#### GIVEN REQUEST
In the records below, find the line containing "Generate a Python" and the line containing "fill_color=BAR, line_color=BAR_LINE, line_width=1.5)". Give again exactly those lines and every line between them, omitting the pictures.

Part of a data file
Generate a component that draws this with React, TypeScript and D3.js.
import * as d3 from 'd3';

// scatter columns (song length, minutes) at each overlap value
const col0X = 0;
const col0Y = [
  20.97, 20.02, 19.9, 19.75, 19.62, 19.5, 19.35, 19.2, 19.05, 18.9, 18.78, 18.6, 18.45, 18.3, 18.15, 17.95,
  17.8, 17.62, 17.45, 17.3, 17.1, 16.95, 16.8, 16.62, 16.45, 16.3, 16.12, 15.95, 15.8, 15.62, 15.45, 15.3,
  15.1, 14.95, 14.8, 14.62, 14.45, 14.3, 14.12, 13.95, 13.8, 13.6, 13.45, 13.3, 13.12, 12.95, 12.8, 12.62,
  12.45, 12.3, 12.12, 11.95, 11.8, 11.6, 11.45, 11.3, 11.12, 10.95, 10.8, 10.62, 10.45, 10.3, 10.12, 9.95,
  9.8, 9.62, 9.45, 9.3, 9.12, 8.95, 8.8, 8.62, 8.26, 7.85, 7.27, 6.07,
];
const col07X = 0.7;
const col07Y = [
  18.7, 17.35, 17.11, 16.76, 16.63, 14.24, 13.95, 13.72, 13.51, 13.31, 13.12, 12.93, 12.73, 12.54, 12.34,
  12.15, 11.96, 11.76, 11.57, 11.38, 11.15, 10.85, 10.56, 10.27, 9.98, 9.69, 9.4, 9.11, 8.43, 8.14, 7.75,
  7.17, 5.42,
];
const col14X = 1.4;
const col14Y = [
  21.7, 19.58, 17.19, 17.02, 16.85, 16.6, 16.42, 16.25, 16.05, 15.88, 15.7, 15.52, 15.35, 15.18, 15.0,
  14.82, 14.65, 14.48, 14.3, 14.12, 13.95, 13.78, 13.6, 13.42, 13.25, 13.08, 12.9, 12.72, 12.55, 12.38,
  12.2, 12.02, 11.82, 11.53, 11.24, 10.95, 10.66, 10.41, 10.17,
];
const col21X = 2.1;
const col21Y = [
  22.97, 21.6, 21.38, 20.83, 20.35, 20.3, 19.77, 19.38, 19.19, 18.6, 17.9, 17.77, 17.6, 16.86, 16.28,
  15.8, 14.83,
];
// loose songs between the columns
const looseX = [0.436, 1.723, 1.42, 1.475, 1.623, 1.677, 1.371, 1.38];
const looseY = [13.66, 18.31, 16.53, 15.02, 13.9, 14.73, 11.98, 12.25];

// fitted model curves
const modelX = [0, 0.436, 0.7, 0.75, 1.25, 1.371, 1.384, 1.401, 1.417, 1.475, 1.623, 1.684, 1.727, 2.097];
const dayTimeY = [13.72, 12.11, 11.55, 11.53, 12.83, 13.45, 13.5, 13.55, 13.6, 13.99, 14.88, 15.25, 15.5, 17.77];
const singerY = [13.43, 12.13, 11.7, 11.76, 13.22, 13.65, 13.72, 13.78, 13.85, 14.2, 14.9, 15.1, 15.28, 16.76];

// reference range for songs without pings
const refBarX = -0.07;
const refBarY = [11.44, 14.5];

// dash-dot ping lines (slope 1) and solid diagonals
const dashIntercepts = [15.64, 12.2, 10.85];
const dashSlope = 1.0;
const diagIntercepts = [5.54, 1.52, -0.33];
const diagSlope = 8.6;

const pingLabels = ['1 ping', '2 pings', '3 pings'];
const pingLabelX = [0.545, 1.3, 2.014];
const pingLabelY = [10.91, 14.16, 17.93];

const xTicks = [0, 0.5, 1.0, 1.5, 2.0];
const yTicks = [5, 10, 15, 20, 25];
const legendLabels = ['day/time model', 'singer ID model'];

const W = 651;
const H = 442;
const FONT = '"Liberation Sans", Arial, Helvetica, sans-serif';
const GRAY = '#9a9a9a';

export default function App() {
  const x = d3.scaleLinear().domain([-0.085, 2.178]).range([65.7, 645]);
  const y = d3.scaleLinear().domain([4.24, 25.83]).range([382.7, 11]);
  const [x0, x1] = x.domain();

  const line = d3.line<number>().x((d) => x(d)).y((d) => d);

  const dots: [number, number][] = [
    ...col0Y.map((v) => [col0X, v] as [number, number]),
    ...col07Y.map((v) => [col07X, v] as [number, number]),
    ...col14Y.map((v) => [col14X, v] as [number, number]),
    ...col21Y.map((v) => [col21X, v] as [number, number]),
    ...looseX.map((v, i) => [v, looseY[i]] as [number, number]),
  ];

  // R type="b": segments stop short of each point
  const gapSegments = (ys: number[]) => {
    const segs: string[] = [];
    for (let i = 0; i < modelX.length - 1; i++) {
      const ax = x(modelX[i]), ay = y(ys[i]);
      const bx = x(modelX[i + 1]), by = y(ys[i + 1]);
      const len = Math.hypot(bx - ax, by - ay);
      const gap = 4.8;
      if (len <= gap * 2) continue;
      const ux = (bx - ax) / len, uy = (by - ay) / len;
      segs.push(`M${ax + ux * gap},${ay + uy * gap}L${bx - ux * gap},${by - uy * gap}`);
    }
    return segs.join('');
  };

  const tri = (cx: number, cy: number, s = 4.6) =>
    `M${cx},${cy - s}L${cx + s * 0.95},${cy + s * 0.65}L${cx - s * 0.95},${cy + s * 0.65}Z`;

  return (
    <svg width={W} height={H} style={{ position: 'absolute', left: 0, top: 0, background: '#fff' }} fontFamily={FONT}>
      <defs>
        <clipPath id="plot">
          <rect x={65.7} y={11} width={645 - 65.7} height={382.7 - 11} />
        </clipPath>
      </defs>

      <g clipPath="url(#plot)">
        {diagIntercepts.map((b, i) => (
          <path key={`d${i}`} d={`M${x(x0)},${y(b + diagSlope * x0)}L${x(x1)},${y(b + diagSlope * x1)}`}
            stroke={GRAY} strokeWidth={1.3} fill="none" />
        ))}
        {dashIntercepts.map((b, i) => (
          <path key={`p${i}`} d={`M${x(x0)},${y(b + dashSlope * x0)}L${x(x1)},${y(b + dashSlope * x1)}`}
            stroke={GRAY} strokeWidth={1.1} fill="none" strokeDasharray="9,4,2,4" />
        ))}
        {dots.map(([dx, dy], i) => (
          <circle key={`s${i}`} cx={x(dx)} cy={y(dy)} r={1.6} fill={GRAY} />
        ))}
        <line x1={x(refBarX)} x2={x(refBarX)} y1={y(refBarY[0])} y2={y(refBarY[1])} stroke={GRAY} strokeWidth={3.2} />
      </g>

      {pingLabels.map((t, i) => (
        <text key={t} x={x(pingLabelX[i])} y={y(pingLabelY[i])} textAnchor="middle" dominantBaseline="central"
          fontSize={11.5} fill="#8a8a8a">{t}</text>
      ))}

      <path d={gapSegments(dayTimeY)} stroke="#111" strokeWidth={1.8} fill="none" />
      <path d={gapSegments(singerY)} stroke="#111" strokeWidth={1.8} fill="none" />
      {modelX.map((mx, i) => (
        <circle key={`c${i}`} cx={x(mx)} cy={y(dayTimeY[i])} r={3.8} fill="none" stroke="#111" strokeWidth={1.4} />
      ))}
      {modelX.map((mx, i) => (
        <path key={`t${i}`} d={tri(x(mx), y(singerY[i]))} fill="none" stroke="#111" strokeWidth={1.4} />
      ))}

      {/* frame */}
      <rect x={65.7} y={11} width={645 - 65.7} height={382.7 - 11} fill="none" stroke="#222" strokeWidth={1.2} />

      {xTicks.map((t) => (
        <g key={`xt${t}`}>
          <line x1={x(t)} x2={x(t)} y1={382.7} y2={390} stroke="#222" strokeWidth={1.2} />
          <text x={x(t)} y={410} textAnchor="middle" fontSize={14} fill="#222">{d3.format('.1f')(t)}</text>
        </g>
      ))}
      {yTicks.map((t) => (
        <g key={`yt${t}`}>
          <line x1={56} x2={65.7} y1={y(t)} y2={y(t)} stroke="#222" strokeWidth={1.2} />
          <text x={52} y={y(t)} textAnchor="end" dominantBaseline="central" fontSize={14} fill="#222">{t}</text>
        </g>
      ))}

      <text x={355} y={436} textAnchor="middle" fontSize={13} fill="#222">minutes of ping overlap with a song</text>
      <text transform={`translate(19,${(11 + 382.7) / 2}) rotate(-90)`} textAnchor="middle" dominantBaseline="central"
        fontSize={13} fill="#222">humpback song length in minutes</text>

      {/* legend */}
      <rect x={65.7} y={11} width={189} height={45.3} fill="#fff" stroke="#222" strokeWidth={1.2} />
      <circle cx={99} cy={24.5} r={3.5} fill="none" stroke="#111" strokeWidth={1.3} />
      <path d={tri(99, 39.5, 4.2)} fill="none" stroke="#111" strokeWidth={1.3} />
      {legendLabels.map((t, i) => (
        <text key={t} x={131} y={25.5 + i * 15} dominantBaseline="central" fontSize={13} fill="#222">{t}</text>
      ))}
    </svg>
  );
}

...

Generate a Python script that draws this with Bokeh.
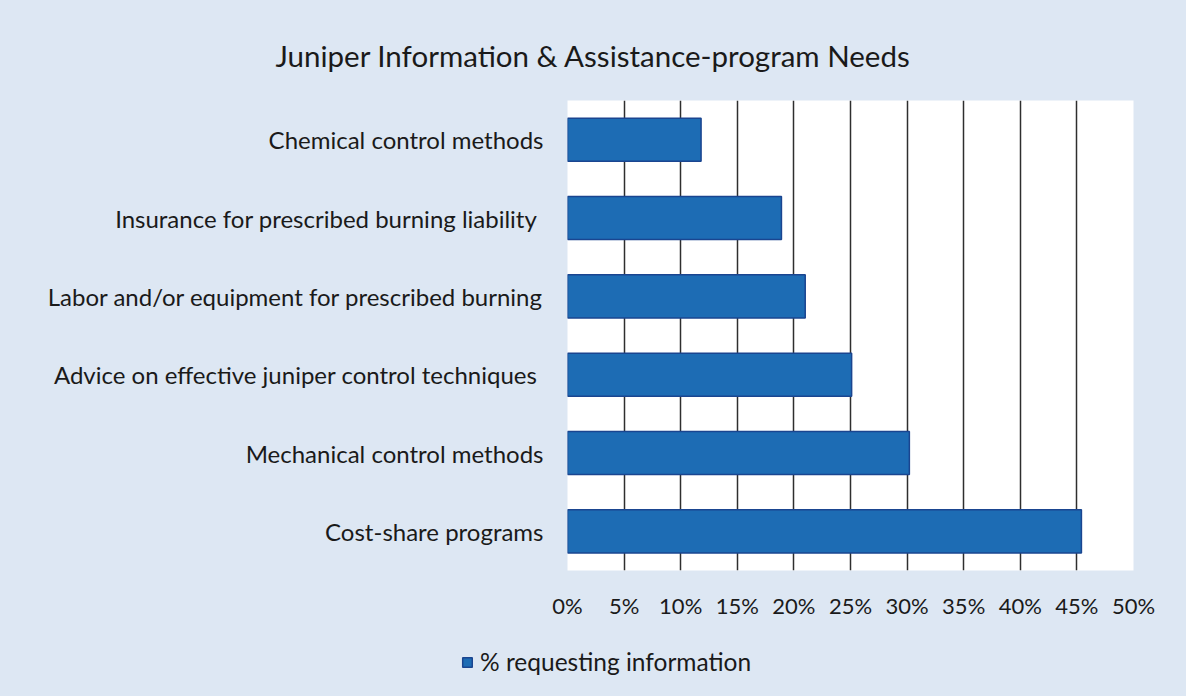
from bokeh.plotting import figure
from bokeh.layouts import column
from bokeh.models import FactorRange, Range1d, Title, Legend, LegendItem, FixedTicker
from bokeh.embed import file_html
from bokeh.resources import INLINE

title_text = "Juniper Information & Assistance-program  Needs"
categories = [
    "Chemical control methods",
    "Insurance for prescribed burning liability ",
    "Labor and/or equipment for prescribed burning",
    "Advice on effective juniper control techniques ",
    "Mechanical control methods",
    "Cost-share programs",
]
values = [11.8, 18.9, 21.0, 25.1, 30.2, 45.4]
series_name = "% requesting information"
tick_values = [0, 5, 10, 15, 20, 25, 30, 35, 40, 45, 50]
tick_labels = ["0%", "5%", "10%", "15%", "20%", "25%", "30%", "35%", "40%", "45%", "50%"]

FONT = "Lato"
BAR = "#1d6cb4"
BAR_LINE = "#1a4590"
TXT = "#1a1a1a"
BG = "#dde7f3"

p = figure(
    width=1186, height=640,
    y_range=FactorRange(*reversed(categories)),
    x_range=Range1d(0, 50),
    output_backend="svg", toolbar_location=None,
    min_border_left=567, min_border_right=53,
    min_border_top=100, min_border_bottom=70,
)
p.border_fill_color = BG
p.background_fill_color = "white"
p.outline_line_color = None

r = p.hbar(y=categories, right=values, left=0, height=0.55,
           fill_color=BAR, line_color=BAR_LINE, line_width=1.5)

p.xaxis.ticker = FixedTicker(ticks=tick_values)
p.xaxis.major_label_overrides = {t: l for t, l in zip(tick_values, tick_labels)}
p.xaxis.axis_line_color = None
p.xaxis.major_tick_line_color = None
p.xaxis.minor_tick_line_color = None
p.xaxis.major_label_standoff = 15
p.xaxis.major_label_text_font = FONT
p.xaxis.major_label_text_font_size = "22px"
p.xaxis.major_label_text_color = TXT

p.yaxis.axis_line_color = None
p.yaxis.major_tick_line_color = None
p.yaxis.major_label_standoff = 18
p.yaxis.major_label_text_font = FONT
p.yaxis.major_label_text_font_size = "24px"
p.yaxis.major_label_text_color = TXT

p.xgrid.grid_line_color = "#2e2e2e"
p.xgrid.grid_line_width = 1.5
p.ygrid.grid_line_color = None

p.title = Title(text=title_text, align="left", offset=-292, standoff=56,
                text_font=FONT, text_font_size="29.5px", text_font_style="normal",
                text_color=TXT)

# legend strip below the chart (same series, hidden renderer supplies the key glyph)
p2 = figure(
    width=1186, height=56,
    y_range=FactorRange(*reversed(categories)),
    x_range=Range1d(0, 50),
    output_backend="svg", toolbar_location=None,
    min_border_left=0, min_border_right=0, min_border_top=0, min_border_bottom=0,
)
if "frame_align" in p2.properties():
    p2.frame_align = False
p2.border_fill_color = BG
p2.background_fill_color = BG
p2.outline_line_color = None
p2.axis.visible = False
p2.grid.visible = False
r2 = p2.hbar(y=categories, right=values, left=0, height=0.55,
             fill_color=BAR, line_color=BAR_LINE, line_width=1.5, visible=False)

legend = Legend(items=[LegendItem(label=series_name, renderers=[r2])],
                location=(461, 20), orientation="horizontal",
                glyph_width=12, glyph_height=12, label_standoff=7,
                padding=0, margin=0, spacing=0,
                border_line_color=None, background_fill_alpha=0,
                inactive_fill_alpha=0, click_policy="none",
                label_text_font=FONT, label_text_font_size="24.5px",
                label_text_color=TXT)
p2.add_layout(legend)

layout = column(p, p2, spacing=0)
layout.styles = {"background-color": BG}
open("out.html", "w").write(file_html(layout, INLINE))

#### FULL RESPONSE
Generate a Python script that draws this with Bokeh.
from bokeh.plotting import figure
from bokeh.layouts import column
from bokeh.models import FactorRange, Range1d, Title, Legend, LegendItem, FixedTicker
from bokeh.embed import file_html
from bokeh.resources import INLINE

title_text = "Juniper Information & Assistance-program  Needs"
categories = [
    "Chemical control methods",
    "Insurance for prescribed burning liability ",
    "Labor and/or equipment for prescribed burning",
    "Advice on effective juniper control techniques ",
    "Mechanical control methods",
    "Cost-share programs",
]
values = [11.8, 18.9, 21.0, 25.1, 30.2, 45.4]
series_name = "% requesting information"
tick_values = [0, 5, 10, 15, 20, 25, 30, 35, 40, 45, 50]
tick_labels = ["0%", "5%", "10%", "15%", "20%", "25%", "30%", "35%", "40%", "45%", "50%"]

FONT = "Lato"
BAR = "#1d6cb4"
BAR_LINE = "#1a4590"
TXT = "#1a1a1a"
BG = "#dde7f3"

p = figure(
    width=1186, height=640,
    y_range=FactorRange(*reversed(categories)),
    x_range=Range1d(0, 50),
    output_backend="svg", toolbar_location=None,
    min_border_left=567, min_border_right=53,
    min_border_top=100, min_border_bottom=70,
)
p.border_fill_color = BG
p.background_fill_color = "white"
p.outline_line_color = None

r = p.hbar(y=categories, right=values, left=0, height=0.55,
           fill_color=BAR, line_color=BAR_LINE, line_width=1.5)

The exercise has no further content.